Earlier this year, lawmakers introduced two different bills related to the Johnson Amendment. One proposal would do away with it entirely; another, the Free Speech Fairness Act, introduced in February, would allow charitable and religious groups to endorse or oppose candidates without fear of losing tax-exempt status so long as their political actions stayed within the “ordinary course of the organization’s regular and customary activities.” Any additional spending on such activities would have to be negligible, or a “de minimis” amount.
In February, Rep. Kevin Brady, the Texas Republican who chairs the tax-writing House Ways and Means Committee, said he would write language into his tax bill to repeal the Johnson Amendment.

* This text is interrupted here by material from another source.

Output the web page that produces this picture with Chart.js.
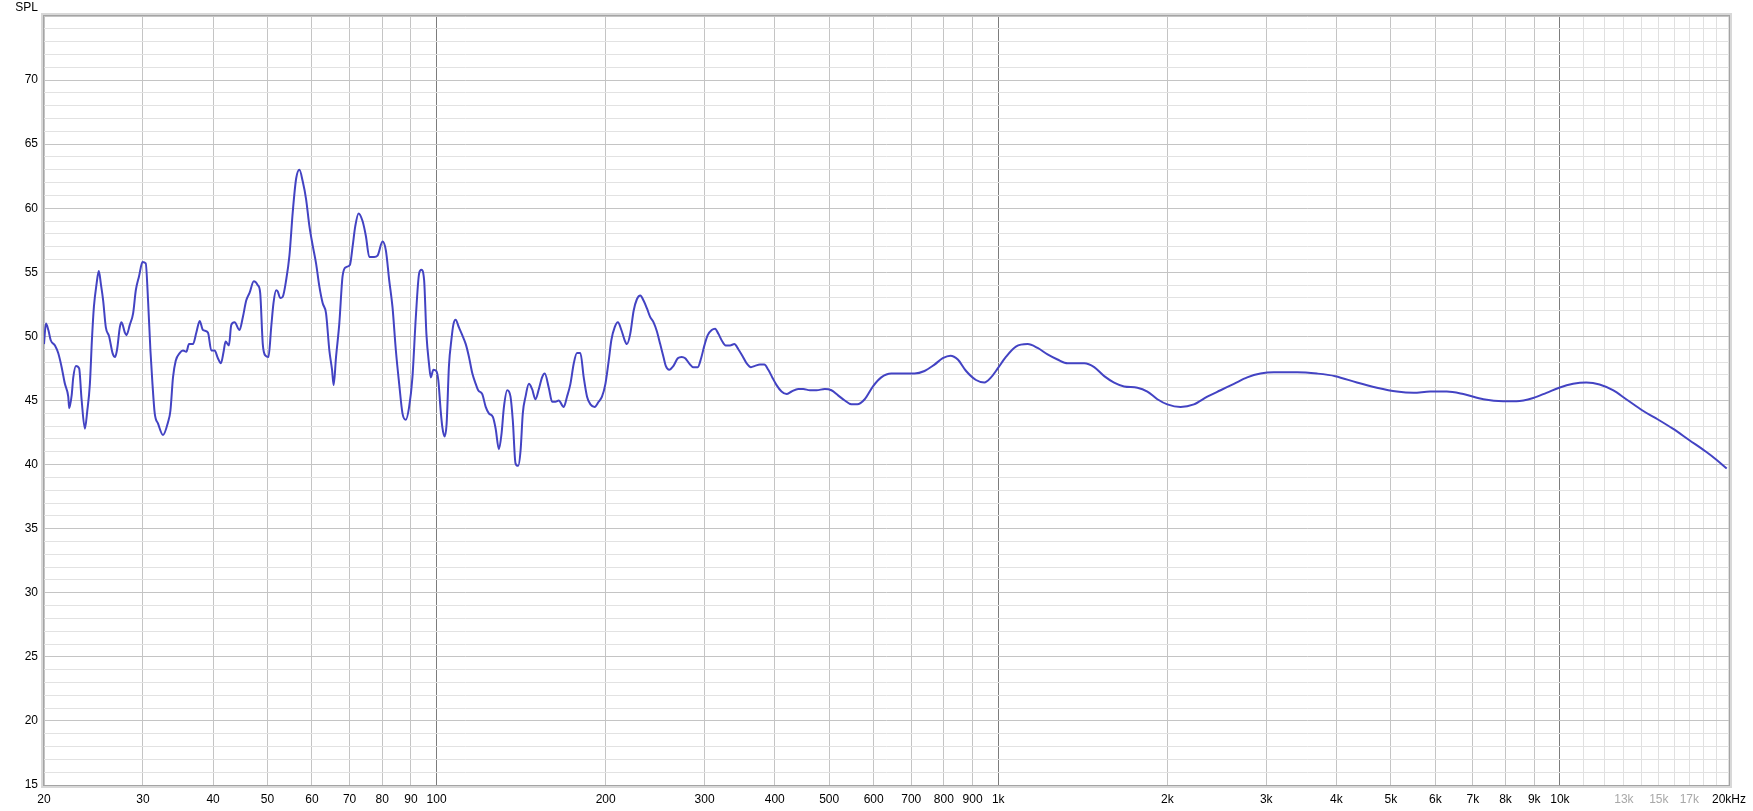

The momentum to amend or scrap the measure is due in no small part to Mr. Trump, who has given the issue unprecedented presidential attention. In speech in February at the National Prayer Breakfast in Washington, he said he would “get rid of and totally destroy the Johnson Amendment and allow our representatives of faith to speak freely and without fear of retribution.” As a candidate in September 2016, he joked to Christian leaders that repealing the law would help get him into heaven.
Lobbying Uptick
Indications that the new administration would roll back the law sparked a flurry of activity by groups that lobby for nonprofits and on faith-related issues. At least 14 organizations advocated for or against the law in the first three months of 2017, according to lobbying disclosures made to the Senate.
Most groups active on the Johnson Amendment — including the Jewish Federations of North America, Americans United for Separation of Church and State, and Independent Sector — opposed its repeal. They also wielded more cash ($737,312) than those supporting repeal ($27,170), which include the Family Research Council and the Christian Coalition of America.
It’s not possible, however, to tell exactly how much of that cash went toward work on the Johnson Amendment. Lobbying reports show the total amounts that a client paid its lobbying firm in a quarter, which generally includes work on multiple issues.
Peter Olsen-Phillips contributed to this story. The article has been updated with quotes from President Trump and nonprofit leaders.